In the place where Jesus lived the same kind of thinking was at work when it came to making a journey from Jerusalem to Jericho. The primary route, perhaps the only route, was a seventeen mile stretch of road that snaked through a gorge known today as the Wadi Kelt. From Jerusalem it was a downhill journey, taking you from 2500 feet above sea level in Jerusalem to 800 feet below sea level in Jericho. The craggy landscape provided good cover for criminals. It was a risky trip – especially if you were alone.
But if you wanted to get to Jericho, that’s the way you went. It didn’t matter who you were. Very religious people walked this road. Thieves walked this road. Samaritans, despised by Jews, made use of this same road. Business travelers also navigated the Jericho road.
For all of them it was the same road. But in Jesus’s story the Religious types and the Samaritan walked that road in very different ways.
All of them came upon a man who had been beaten, robbed, and left for dead. The Priest and the Levite “passed by on the other side.” That phrase is used in the story twice. Fearing they would be made unclean they kept their distance.
The Samaritan traveled the road by holding his own plans loosely. When he comes upon the beaten and half-dead man he responds with both emotion and action. He feels compassion and draws near.
Passing by on the other side, and drawing near with compassion are two very different ways of traversing the same piece of earth. Which way will you choose today?

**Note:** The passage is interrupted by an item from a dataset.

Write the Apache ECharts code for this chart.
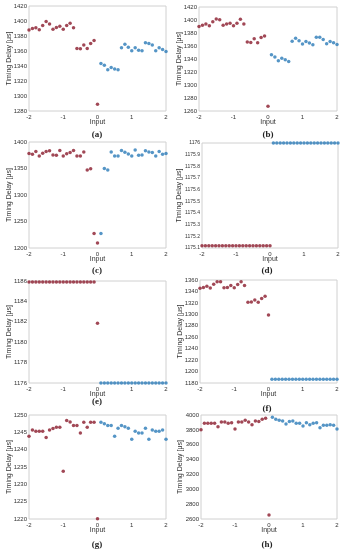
<!DOCTYPE html>
<html><head><meta charset="utf-8">
<script src="https://cdn.jsdelivr.net/npm/echarts@6/dist/echarts.min.js"></script>
<style>html,body{margin:0;padding:0;background:#fff}#c{width:345px;height:550px}</style>
</head><body><div id="c"></div>
<script>
// Input values (x)
const inputs = [-2,-1.9,-1.8,-1.7,-1.6,-1.5,-1.4,-1.3,-1.2,-1.1,-1,-0.9,-0.8,-0.7,-0.6,-0.5,-0.4,-0.3,-0.2,-0.1,0,
                0.1,0.2,0.3,0.4,0.5,0.6,0.7,0.8,0.9,1,1.1,1.2,1.3,1.4,1.5,1.6,1.7,1.8,1.9,2];
const xTicks = [-2,-1,0,1,2];

// (a)
const redA  = [1388,1390,1391,1388.5,1394,1399.5,1396,1389,1391.5,1393,1389,1394,1397,1391,1363.5,1363,1368,1363.5,1370,1374,1289];
const blueA = [1343.5,1341,1335,1338,1336,1335,1364.5,1369,1365,1360.5,1364.5,1361,1360.5,1371,1370,1368,1360.5,1364.5,1362,1359.5];
// (b)
const redB  = [1390,1392,1394,1391,1397.5,1401.5,1400.5,1392,1394,1395,1391,1395,1401,1394,1366,1365.5,1371,1365,1373,1375.5,1267.5];
const blueB = [1346.5,1343,1337.5,1341,1339,1336,1367.5,1372,1368,1363,1367,1364.5,1362,1373.5,1373.5,1370,1363.5,1367,1365,1362.5];
// (c)
const redC  = [1378.5,1377,1382,1373.5,1379,1382,1383.5,1375.5,1375,1384,1373.5,1378,1380,1384,1373.5,1373.5,1381,1347,1349.5,1227.5,1209.5];
const blueC = [1227.5,1350,1347,1381,1373.5,1373.5,1384,1380.5,1377.5,1373.5,1385,1375,1375.5,1383.5,1381,1380,1373.5,1382,1377,1378.5];
// (d)
const redD  = [1175.12,1175.12,1175.12,1175.12,1175.12,1175.12,1175.12,1175.12,1175.12,1175.12,1175.12,1175.12,1175.12,1175.12,1175.12,1175.12,1175.12,1175.12,1175.12,1175.12,1175.12];
const blueD = [1176,1176,1176,1176,1176,1176,1176,1176,1176,1176,1176,1176,1176,1176,1176,1176,1176,1176,1176,1176];
// (e)
const redE  = [1185.9,1185.9,1185.9,1185.9,1185.9,1185.9,1185.9,1185.9,1185.9,1185.9,1185.9,1185.9,1185.9,1185.9,1185.9,1185.9,1185.9,1185.9,1185.9,1185.9,1181.85];
const blueE = [1176,1176,1176,1176,1176,1176,1176,1176,1176,1176,1176,1176,1176,1176,1176,1176,1176,1176,1176,1176];
// (f)
const redF  = [1345.5,1347,1349,1346,1352.5,1357,1357,1346.5,1347,1350.5,1346.5,1352,1357,1350.5,1321,1321.5,1325,1321,1327.5,1331.5,1299];
const blueF = [1186.5,1186.5,1186.5,1186.5,1186.5,1186.5,1186.5,1186.5,1186.5,1186.5,1186.5,1186.5,1186.5,1186.5,1186.5,1186.5,1186.5,1186.5,1186.5,1186.5];
// (g)
const redG  = [1243.9,1245.7,1245.3,1245.3,1245.3,1243.5,1245.7,1246.1,1246.5,1246.5,1233.75,1248.4,1248,1247,1247,1244.8,1247.9,1246.5,1247.9,1247.9,1220.1];
const blueG = [1247.9,1247.5,1247,1247,1243.9,1246.2,1247,1246.6,1246.2,1243,1245.3,1244.8,1244.8,1246.2,1243,1245.7,1245.3,1245.3,1245.7,1243];
// (h)
const redH  = [3803,3888,3888,3888,3888,3843,3906,3906,3888,3897,3812,3906,3906,3928,3906,3870,3920,3911,3942,3955,2654];
const blueH = [3969,3942,3928,3920,3879,3911,3920,3888,3888,3852,3897,3870,3888,3897,3830,3861,3861,3870,3861,3812];

// y-axis ranges [min, max, interval]
const yRanges = {
  a:[1280,1420,20], b:[1260,1420,20], c:[1200,1400,50], d:[1175.1,1176,0.1],
  e:[1176,1186,2], f:[1180,1360,20], g:[1220,1250,5], h:[2600,4000,200]
};
const panelLabels = ['(a)','(b)','(c)','(d)','(e)','(f)','(g)','(h)'];
const panelData = [[redA,blueA],[redB,blueB],[redC,blueC],[redD,blueD],[redE,blueE],[redF,blueF],[redG,blueG],[redH,blueH]];
const yKeys = ['a','b','c','d','e','f','g','h'];

// layout
const grids = [
  {left:29, top:6,   width:137, height:105},
  {left:199,top:7,   width:138, height:104},
  {left:29, top:142, width:137, height:106},
  {left:202,top:143, width:136, height:105},
  {left:29, top:281, width:137, height:102},
  {left:200,top:280, width:137, height:103},
  {left:29, top:415, width:137, height:104},
  {left:201,top:415, width:136, height:104}
];
const labelPos = [[97,135],[268,135],[97,271],[267,271],[97,402],[267,409],[97,545],[267,545]];
const yNameGap = [16,16,16,19,16,16,16,17];
const yLabelSize = [6,6,6,5,6,6,6,6];

const RED = '#8a1a2c', BLUE = '#2a7ab8';
const FONT = 'Liberation Sans';

const option = {
  animation:false,
  backgroundColor:'#fff',
  grid: grids.map(g => Object.assign({show:true, borderColor:'#d0d0d0', borderWidth:1, containLabel:false}, g)),
  xAxis: grids.map((g,i)=>({
    type:'value', gridIndex:i, min:-2, max:2, interval:1,
    name:'Input', nameLocation:'middle', nameGap:8, nameMoveOverlap:false,
    nameTextStyle:{fontFamily:FONT, fontSize:7, color:'#333'},
    axisLine:{show:false}, axisTick:{show:false}, splitLine:{show:false},
    axisLabel:{fontFamily:FONT, fontSize:6, color:'#333', margin:3}
  })),
  yAxis: yKeys.map((k,i)=>({
    type:'value', gridIndex:i, min:yRanges[k][0], max:yRanges[k][1], interval:yRanges[k][2],
    name:'Timing Delay [μs]', nameLocation:'middle', nameGap: yNameGap[i], nameMoveOverlap:false,
    nameTextStyle:{fontFamily:FONT, fontSize:7, color:'#333'},
    axisLine:{show:false}, axisTick:{show:false}, splitLine:{show:false},
    axisLabel:{fontFamily:FONT, fontSize:yLabelSize[i], color:'#333', margin:2,
      formatter: v => String(+(+v).toFixed(2))}
  })),
  series: [],
  graphic: panelLabels.map((t,i)=>({
    type:'text', x:labelPos[i][0], y:labelPos[i][1],
    style:{text:t, font:'bold 9px "Liberation Serif"', fill:'#222', textAlign:'center', textVerticalAlign:'middle'}
  }))
};

panelData.forEach((pd,i)=>{
  const redPts = pd[0].map((v,j)=>[inputs[j], v]);
  const bluePts = pd[1].map((v,j)=>[inputs[21+j], v]);
  option.series.push({type:'scatter', xAxisIndex:i, yAxisIndex:i, data:redPts, symbol:'circle', symbolSize:3.5, itemStyle:{color:RED}, clip:false});
  option.series.push({type:'scatter', xAxisIndex:i, yAxisIndex:i, data:bluePts, symbol:'circle', symbolSize:3.5, itemStyle:{color:BLUE}, clip:false});
});

const chart = echarts.init(document.getElementById('c'), null, {renderer:'canvas'});
chart.setOption(option);
</script>
</body></html>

“Passing by” is what we do when we refuse to be interrupted. We’re in a hurry. We’ve got so much to get done. Quite often, we accept passing by as the best we can do when it comes to sharing our world with people we don’t understand. Since it is not overtly hostile, passing by can appear to be polite.
But being polite is not the same thing as being merciful. Mercy must respond to the wreckage it sees. There is an inner response of compassion coupled with the outer response of action.
How will you move through your world today? There’s a good chance you share office space or a neighborhood or a grocery store or a school with people you do not understand or do not like. You may find it easiest to steer clear of them; you’ll stay out of their way and they’ll stay out of yours. But there is a better way to live in this world.
See who is broken. Feel compassion. Draw near. Start a conversation. Invite a story and stick around to hear it. In other words, show mercy. Be a neighbor.
Walk with me through this day, O God, and make me ready for interruptions. Help me to grow dissatisfied with keeping a polite distance from those around me – especially those least like me. Fill me with mercy and help me to love my neighbor, I ask in Jesus’s name. Amen.